A slim volume composed almost equally of poems, authorial notes and photographs, Farpoint Mindstation II begins with Huff noting that he's included "some of the classics" from his first volume, Farpoint Mindstation I. Unfortunately, the subsequent volume fails to live up to that designation. The first poem, "A Wasted Life," is a clear indictment of Israeli policy, but the terzanelle form requires repetitions of the line "fetid vapors of forgotten objects assault the nose." However, it gains nothing with each iteration, since the heavy-handed viewpoint is clear from the start. Many of the other poems are innocuous if clichè. "Day of the Dunes" reminds us that in the desert, "Where gold is worthless, water is the currency of life." However, readers may find the sentiment of "Green Tea Under the Oak Tree" valuable, with lines like "when the ice melts the tea becomes weak and uninteresting" as a metaphor for the necessity of living intensely.

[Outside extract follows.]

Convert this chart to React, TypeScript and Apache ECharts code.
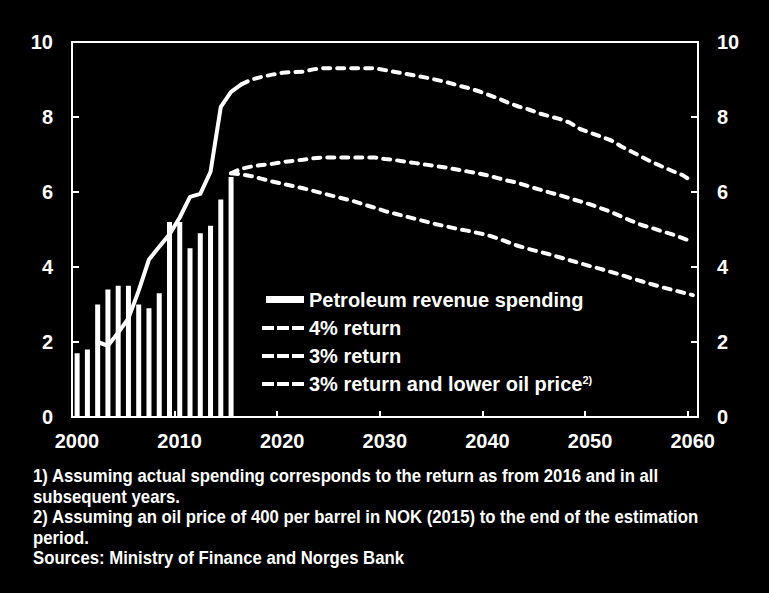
import React, { useEffect, useRef } from 'react';
import * as echarts from 'echarts';

// Petroleum revenue spending (bars), 2000-2015, per cent of trend GDP
const barYears = [2000, 2001, 2002, 2003, 2004, 2005, 2006, 2007, 2008, 2009, 2010, 2011, 2012, 2013, 2014, 2015];
const spending = [1.7, 1.8, 3.0, 3.4, 3.5, 3.5, 3.0, 2.9, 3.3, 5.2, 5.2, 4.5, 4.9, 5.1, 5.8, 6.4];

// Historical expected return (solid line), 2002-2016
const histYears = [2002, 2003, 2004, 2005, 2006, 2007, 2008, 2009, 2010, 2011, 2012, 2013, 2014, 2015, 2016];
const histValues = [2.0, 1.9, 2.25, 2.63, 3.37, 4.2, 4.54, 4.87, 5.32, 5.87, 5.95, 6.54, 8.27, 8.67, 8.87];

// 4% return projection, 2016-2060
const ret4Start = 2016;
const ret4 = [8.87, 9.0, 9.07, 9.13, 9.18, 9.2, 9.21, 9.27, 9.3, 9.3, 9.3, 9.3, 9.3, 9.3, 9.25, 9.2, 9.15, 9.1, 9.05, 8.99, 8.93, 8.85, 8.78, 8.7, 8.6, 8.5, 8.38, 8.28, 8.2, 8.1, 8.02, 7.95, 7.85, 7.68, 7.58, 7.48, 7.38, 7.22, 7.08, 6.94, 6.8, 6.68, 6.56, 6.45, 6.27];

// 3% return projection, 2015-2060
const ret3Start = 2015;
const ret3 = [6.5, 6.62, 6.68, 6.72, 6.75, 6.8, 6.83, 6.86, 6.9, 6.92, 6.92, 6.92, 6.92, 6.92, 6.92, 6.88, 6.85, 6.81, 6.77, 6.73, 6.69, 6.65, 6.6, 6.55, 6.5, 6.44, 6.37, 6.3, 6.24, 6.15, 6.07, 5.99, 5.92, 5.83, 5.75, 5.67, 5.57, 5.47, 5.35, 5.23, 5.12, 5.04, 4.95, 4.87, 4.77, 4.67];

// 3% return and lower oil price, 2015-2060
const ret3LowStart = 2015;
const ret3Low = [6.5, 6.47, 6.42, 6.35, 6.28, 6.22, 6.16, 6.1, 6.03, 5.96, 5.89, 5.82, 5.75, 5.66, 5.58, 5.49, 5.42, 5.35, 5.28, 5.21, 5.14, 5.08, 5.02, 4.97, 4.91, 4.85, 4.76, 4.66, 4.56, 4.48, 4.41, 4.34, 4.26, 4.18, 4.1, 4.02, 3.95, 3.87, 3.79, 3.7, 3.62, 3.54, 3.46, 3.39, 3.32, 3.25];

const yTicks = [0, 2, 4, 6, 8, 10];
const xTickYears = [2000, 2010, 2020, 2030, 2040, 2050, 2060];

const legendNames = ['Petroleum revenue spending', '4% return', '3% return', '3% return and lower oil price'];

const footnotes = [
  '1) Assuming actual spending corresponds to the return as from 2016 and in all',
  'subsequent years.',
  '2) Assuming an oil price of 400 per barrel in NOK (2015) to the end of the estimation',
  'period.',
  'Sources: Ministry of Finance and Norges Bank',
];

// Each annual observation is centred in the middle of its year
const MID = 0.5;
const FONT = "'Liberation Sans', Arial, Helvetica, sans-serif";

// Legend icons: a filled block for bars, three dashes for the projections
const BAR_ICON = 'path://M4,0h38v7h-38z M0,0h0.01v0.01h-0.01z M41.99,7.99h0.01v0.01h-0.01z';
const DASH_ICON =
  'path://M0,0h0.01v0.01h-0.01z M0,2h12v4h-12z M15,2h12v4h-12z M30,2h12v4h-12z M41.99,7.99h0.01v0.01h-0.01z';

export default function App() {
  const ref = useRef<HTMLDivElement>(null);

  useEffect(() => {
    document.body.style.margin = '0';
    document.body.style.background = '#000';
    const chart = echarts.init(ref.current!, null, { renderer: 'svg' });

    const fromStart = (start: number, vals: number[]) => vals.map((v, i) => [start + i + MID, v]);

    const dashed = {
      color: '#fff',
      width: 4,
      type: [7, 7] as number[],
      cap: 'round' as const,
    };

    const axisLabelStyle = {
      color: '#fff',
      fontSize: 20,
      fontWeight: 'bold' as const,
      fontFamily: FONT,
    };

    const legendItemStyle = { color: '#fff', borderWidth: 0, opacity: 1 };

    const option: any = {
      animation: false,
      backgroundColor: '#000',
      grid: {
        left: 72,
        right: 71,
        top: 42,
        bottom: 176,
        show: true,
        borderColor: '#fff',
        borderWidth: 2,
        backgroundColor: 'transparent',
      },
      xAxis: {
        type: 'value',
        min: xTickYears[0],
        max: 2061,
        interval: 10,
        axisLine: { show: true, lineStyle: { color: '#fff', width: 2 } },
        axisTick: { show: true, inside: true, length: 6, lineStyle: { color: '#fff', width: 2 } },
        splitLine: { show: false },
        axisLabel: {
          ...axisLabelStyle,
          margin: 14,
          padding: [0, 0, 0, 10],
          formatter: (v: number) => (xTickYears.includes(v) ? String(v) : ''),
        },
      },
      yAxis: [0, 1].map((i) => ({
        type: 'value',
        position: i === 0 ? 'left' : 'right',
        min: yTicks[0],
        max: yTicks[yTicks.length - 1],
        interval: 2,
        axisLine: { show: true, lineStyle: { color: '#fff', width: 2 } },
        axisTick: { show: true, inside: true, length: 7, lineStyle: { color: '#fff', width: 2 } },
        splitLine: { show: false },
        axisLabel: { ...axisLabelStyle, margin: 19 },
      })),
      legend: {
        orient: 'vertical',
        left: 262,
        top: 290,
        padding: 0,
        itemWidth: 42,
        itemHeight: 8,
        itemGap: 8,
        data: [
          { name: legendNames[0], icon: BAR_ICON, itemStyle: legendItemStyle },
          { name: legendNames[1], icon: DASH_ICON, itemStyle: legendItemStyle },
          { name: legendNames[2], icon: DASH_ICON, itemStyle: legendItemStyle },
          { name: legendNames[3], icon: DASH_ICON, itemStyle: legendItemStyle },
        ],
        formatter: (name: string) => (name === legendNames[3] ? name + '{sup|2)}' : name),
        textStyle: {
          color: '#fff',
          fontSize: 20,
          fontWeight: 'bold',
          fontFamily: FONT,
          lineHeight: 20,
          rich: {
            sup: {
              color: '#fff',
              fontSize: 11,
              fontWeight: 'bold',
              fontFamily: FONT,
              lineHeight: 11,
              verticalAlign: 'top',
            },
          },
        },
      },
      graphic: [
        {
          type: 'text',
          x: 33,
          y: 466,
          scaleX: 0.93,
          style: {
            text: footnotes.join('\n'),
            fill: '#fff',
            fontSize: 18,
            fontWeight: 'bold',
            fontFamily: FONT,
            lineHeight: 20.5,
            verticalAlign: 'top',
          },
        },
      ],
      series: [
        {
          name: legendNames[0],
          type: 'bar',
          barWidth: 5,
          itemStyle: { color: '#fff' },
          data: barYears.map((y, i) => [y + MID, spending[i]]),
          z: 2,
        },
        {
          name: 'Historical',
          type: 'line',
          symbol: 'none',
          itemStyle: { color: '#fff' },
          lineStyle: { color: '#fff', width: 4, cap: 'round', join: 'round' },
          data: histYears.map((y, i) => [y + MID, histValues[i]]),
          z: 3,
        },
        {
          name: legendNames[1],
          type: 'line',
          symbol: 'none',
          itemStyle: { color: '#fff' },
          lineStyle: dashed,
          data: fromStart(ret4Start, ret4),
          z: 3,
        },
        {
          name: legendNames[2],
          type: 'line',
          symbol: 'none',
          itemStyle: { color: '#fff' },
          lineStyle: dashed,
          data: fromStart(ret3Start, ret3),
          z: 3,
        },
        {
          name: legendNames[3],
          type: 'line',
          symbol: 'none',
          itemStyle: { color: '#fff' },
          lineStyle: dashed,
          data: fromStart(ret3LowStart, ret3Low),
          z: 3,
        },
      ],
    };

    chart.setOption(option);
    return () => chart.dispose();
  }, []);

  return <div ref={ref} style={{ width: 769, height: 593 }} />;
}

It's also difficult to object to a Vietnam vet writing about war, no matter how unenlightening the results. Far more of the poems, however, style themselves in the libertarian mode of being politically incorrect (one poem is even dedicated to "political incorrectness"), and are both didactic and unenlightening, preaching to those who similarly find themselves worrying that saying "peace be onto you" is somehow going to incur the wrath of those in charge of "this verbal selectness." Tired would-be satirical terms, such as "poli-parrot" and "bureau-critter," are especially wearisome. Huff claims that his "many un-politically correct poems" show him to be an "evolutionary" rather than "revolutionary," someone seeking "change over a long period of time by using the tools of persuasion," but what he offers is little more than weak Zen and a hatred for bureaucracy.

A muddled collection, unsatisfying formally and as a coherent political/spiritual statement.